Retype every line from the start of the data down to and including the line with "rectangle (1420, 586);". Skip the pictures.

★ ★ ★ ★

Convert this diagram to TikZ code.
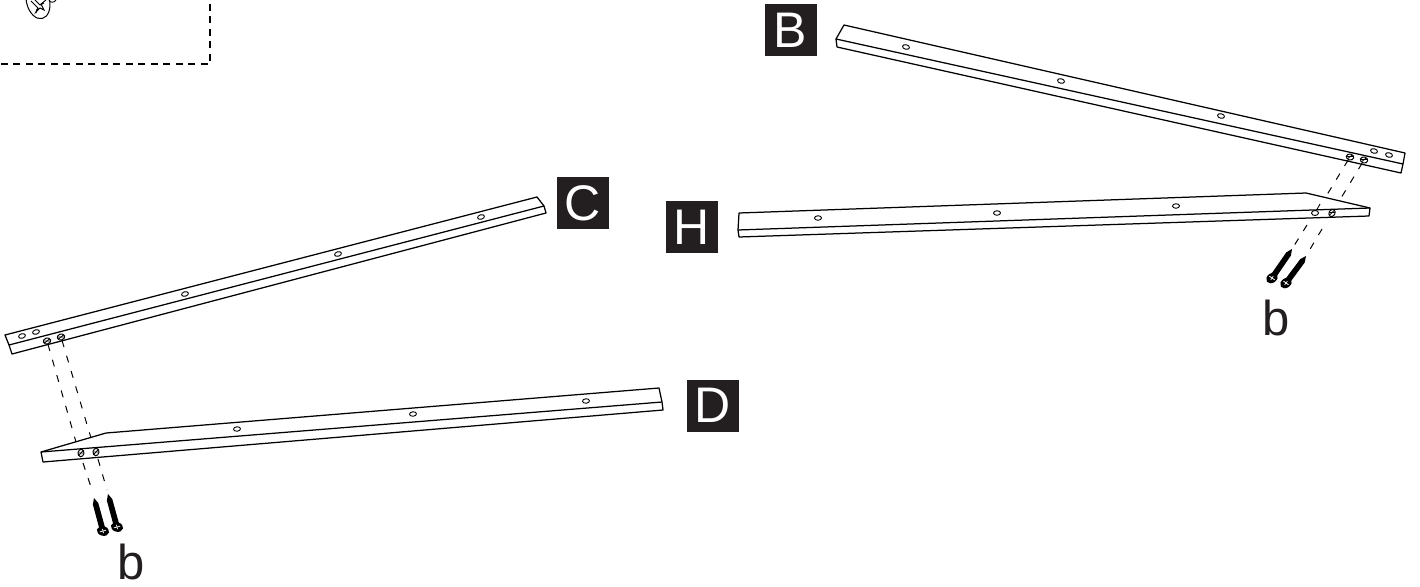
\documentclass[tikz,border=0pt]{standalone}
\usepackage{fontspec}
\setmainfont{Liberation Sans}
\usetikzlibrary{shapes,calc}
\tikzstyle{bar} = [draw, line width=1.25pt, line join=round]
\tikzstyle{line} = [draw, line width=0.9pt]
\tikzstyle{lbox} = [fill={rgb,255:red,35;green,31;blue,32}, text=white, minimum size=52pt, inner sep=0pt, font=\fontsize{50}{50}\selectfont]
\tikzstyle{lpart} = [inner sep=0pt, text={rgb,255:red,35;green,31;blue,32}, font=\fontsize{49}{49}\selectfont]
\tikzstyle{hole} = [ellipse, draw, line width=0.9pt, inner sep=0pt, minimum width=7pt, minimum height=4.5pt]
\tikzstyle{shole} = [ellipse, draw, line width=1pt, inner sep=0pt, minimum width=7.5pt, minimum height=6pt, path picture={\draw [line width=0.8pt] (path picture bounding box.south west) -- (path picture bounding box.north east); \draw [line width=0.8pt] (path picture bounding box.west) -- (path picture bounding box.east);}]
\tikzstyle{guide} = [draw, line width=1pt, dash pattern=on 7pt off 9pt]
\tikzstyle{fence} = [draw, line width=1.1pt, dash pattern=on 7pt off 5.5pt]
\tikzstyle{shead} = [ellipse, fill=black, inner sep=0pt, minimum width=12.5pt, minimum height=9.5pt]
\newcommand{\screwdraw}[3]{
	\fill (#1) -- ($(#1)!6pt!(#2)!2.8pt!90:(#2)$) -- ($(#2)!2.9pt!-90:(#1)$) -- ($(#2)!2.9pt!90:(#1)$) -- ($(#1)!6pt!(#2)!2.8pt!-90:(#2)$) -- cycle;
	\node [shead, rotate=#3] (#2x) at (#2) {};
	\draw [white, line width=0.8pt] ($(#2)!3.2pt!90:(#1)$) -- ($(#2)!3.2pt!-90:(#1)$);
	\draw [white, line width=0.7pt] ($(#2)!2.2pt!(#1)$) -- ($(#2)!-2.2pt!(#1)$);
}

\begin{document}
\begin{tikzpicture}[x=1pt, y=-1pt]
	\useasboundingbox [fill=white] (0, 0) rectangle (1420, 586);

	% corner of the inset
	\path [fence] (210, 4) -- (210, 64) -- (0, 64);
	\begin{scope}
		\clip (0, 0) rectangle (70, 30);
		\node [ellipse, draw, line width=1pt, minimum width=23pt, minimum height=36pt, inner sep=0pt, rotate=14] (inset) at (38, 1) {};
		\path [line] (31, 1) -- (38, 8) -- (36, 12) -- (40, 8) -- (44, 10) -- (41, 4) -- (46, 0);
		\path [line] (35, 0) -- (40, 5) -- (44, 3);
		\path [line] (37, 9) -- (36, 13);
		\path [line] (49, 0) .. controls (50, 3) and (54, 3) .. (56, 0);
	\end{scope}

	% bar B
	\path [bar] (844, 25) -- (1405, 153) -- (1403, 164) -- (1401, 173) -- (837, 47) -- (836, 39) -- cycle;
	\path [bar] (836, 39) -- (1403, 164);
	\node [lbox] (B) at (790.5, 30.5) {B};
	\node [hole, rotate=-13] (b1) at (906, 47) {};
	\node [hole, rotate=-13] (b2) at (1061, 81) {};
	\node [hole, rotate=-13] (b3) at (1221, 116) {};
	\node [hole, rotate=-13] (b4) at (1374, 151) {};
	\node [hole, rotate=-13] (b5) at (1389, 155) {};
	\node [shole, rotate=-13] (bs1) at (1350, 157) {};
	\node [shole, rotate=-13] (bs2) at (1364, 160) {};

	% bar H
	\path [bar] (739, 213) -- (1306, 193) -- (1370, 208) -- (1369, 216) -- (739, 237) -- (738, 230) -- cycle;
	\path [bar] (738, 230) -- (1370, 208);
	\node [lbox] (H) at (692, 227) {H};
	\node [hole, rotate=2] (h1) at (818, 218) {};
	\node [hole, rotate=2] (h2) at (997, 213) {};
	\node [hole, rotate=2] (h3) at (1176, 206) {};
	\node [hole, rotate=2, minimum height=5pt] (hs1) at (1315, 213) {};
	\node [shole, rotate=60] (hs2) at (1332, 213) {};

	% bar C
	\path [bar] (5, 335) -- (537, 197) -- (544, 206) -- (546, 213) -- (12, 354) -- (9, 345) -- cycle;
	\path [bar] (9, 345) -- (544, 206);
	\node [lbox] (C) at (582.5, 203) {C};
	\node [hole, rotate=15] (c1) at (481, 217) {};
	\node [hole, rotate=15] (c2) at (338, 254) {};
	\node [hole, rotate=15] (c3) at (185, 294) {};
	\node [hole, rotate=15] (c4) at (36, 332) {};
	\node [hole, rotate=15] (c5) at (22, 336) {};
	\node [shole, rotate=15] (cs1) at (47, 341) {};
	\node [shole, rotate=15] (cs2) at (61, 337) {};

	% bar D
	\path [bar] (41, 452) -- (106, 433) -- (659, 388) -- (662, 402) -- (663, 410) -- (43, 462) -- cycle;
	\path [bar] (41, 452) -- (662, 402);
	\node [lbox] (D) at (713, 405.5) {D};
	\node [hole, rotate=5] (d1) at (237, 429) {};
	\node [hole, rotate=5] (d2) at (413, 414) {};
	\node [hole, rotate=5] (d3) at (586, 401) {};
	\node [shole, rotate=80] (ds1) at (81, 453) {};
	\node [shole, rotate=80] (ds2) at (96, 452) {};

	% right screws
	\coordinate (rt1) at (1292, 249);
	\coordinate (rh1) at (1272, 278);
	\coordinate (rt2) at (1306, 256);
	\coordinate (rh2) at (1286, 283);
	\screwdraw{rt1}{rh1}{35}
	\screwdraw{rt2}{rh2}{35}
	\coordinate (re1) at (1325, 198);
	\coordinate (re2) at (1338, 203);
	\coordinate (rb1) at (1307, 225);
	\coordinate (rb2) at (1322, 229);
	\coordinate (ri1) at (1320, 204);
	\path [guide] (bs1) -- (re1);
	\path [guide] (bs2) -- (re2);
	\path [line] (ri1) -- (hs1);
	\path [guide] (rb1) -- (rt1);
	\path [guide] (rb2) -- (rt2);
	\node [lpart] (bright) at (1276.5, 318) {b};

	% left screws
	\coordinate (lt1) at (94, 498);
	\coordinate (lh1) at (103, 531);
	\coordinate (lt2) at (108, 494);
	\coordinate (lh2) at (117, 527);
	\screwdraw{lt1}{lh1}{-15}
	\screwdraw{lt2}{lh2}{-15}
	\coordinate (le1) at (76, 442);
	\coordinate (le2) at (91, 438);
	\coordinate (lb1) at (83, 463);
	\coordinate (lb2) at (98, 459);
	\coordinate (lf1) at (93, 493);
	\coordinate (lf2) at (107, 490);
	\path [guide] (cs1) -- (le1);
	\path [guide] (cs2) -- (le2);
	\path [guide] (lb1) -- (lf1);
	\path [guide] (lb2) -- (lf2);
	\node [lpart] (bleft) at (131, 561.5) {b};
\end{tikzpicture}
\end{document}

★ ★ ★ ★

PROBLEM SOLUTION:
Convert this diagram to TikZ code.
\documentclass[tikz,border=0pt]{standalone}
\usepackage{fontspec}
\setmainfont{Liberation Sans}
\usetikzlibrary{shapes,calc}
\tikzstyle{bar} = [draw, line width=1.25pt, line join=round]
\tikzstyle{line} = [draw, line width=0.9pt]
\tikzstyle{lbox} = [fill={rgb,255:red,35;green,31;blue,32}, text=white, minimum size=52pt, inner sep=0pt, font=\fontsize{50}{50}\selectfont]
\tikzstyle{lpart} = [inner sep=0pt, text={rgb,255:red,35;green,31;blue,32}, font=\fontsize{49}{49}\selectfont]
\tikzstyle{hole} = [ellipse, draw, line width=0.9pt, inner sep=0pt, minimum width=7pt, minimum height=4.5pt]
\tikzstyle{shole} = [ellipse, draw, line width=1pt, inner sep=0pt, minimum width=7.5pt, minimum height=6pt, path picture={\draw [line width=0.8pt] (path picture bounding box.south west) -- (path picture bounding box.north east); \draw [line width=0.8pt] (path picture bounding box.west) -- (path picture bounding box.east);}]
\tikzstyle{guide} = [draw, line width=1pt, dash pattern=on 7pt off 9pt]
\tikzstyle{fence} = [draw, line width=1.1pt, dash pattern=on 7pt off 5.5pt]
\tikzstyle{shead} = [ellipse, fill=black, inner sep=0pt, minimum width=12.5pt, minimum height=9.5pt]
\newcommand{\screwdraw}[3]{
	\fill (#1) -- ($(#1)!6pt!(#2)!2.8pt!90:(#2)$) -- ($(#2)!2.9pt!-90:(#1)$) -- ($(#2)!2.9pt!90:(#1)$) -- ($(#1)!6pt!(#2)!2.8pt!-90:(#2)$) -- cycle;
	\node [shead, rotate=#3] (#2x) at (#2) {};
	\draw [white, line width=0.8pt] ($(#2)!3.2pt!90:(#1)$) -- ($(#2)!3.2pt!-90:(#1)$);
	\draw [white, line width=0.7pt] ($(#2)!2.2pt!(#1)$) -- ($(#2)!-2.2pt!(#1)$);
}

\begin{document}
\begin{tikzpicture}[x=1pt, y=-1pt]
	\useasboundingbox [fill=white] (0, 0) rectangle (1420, 586);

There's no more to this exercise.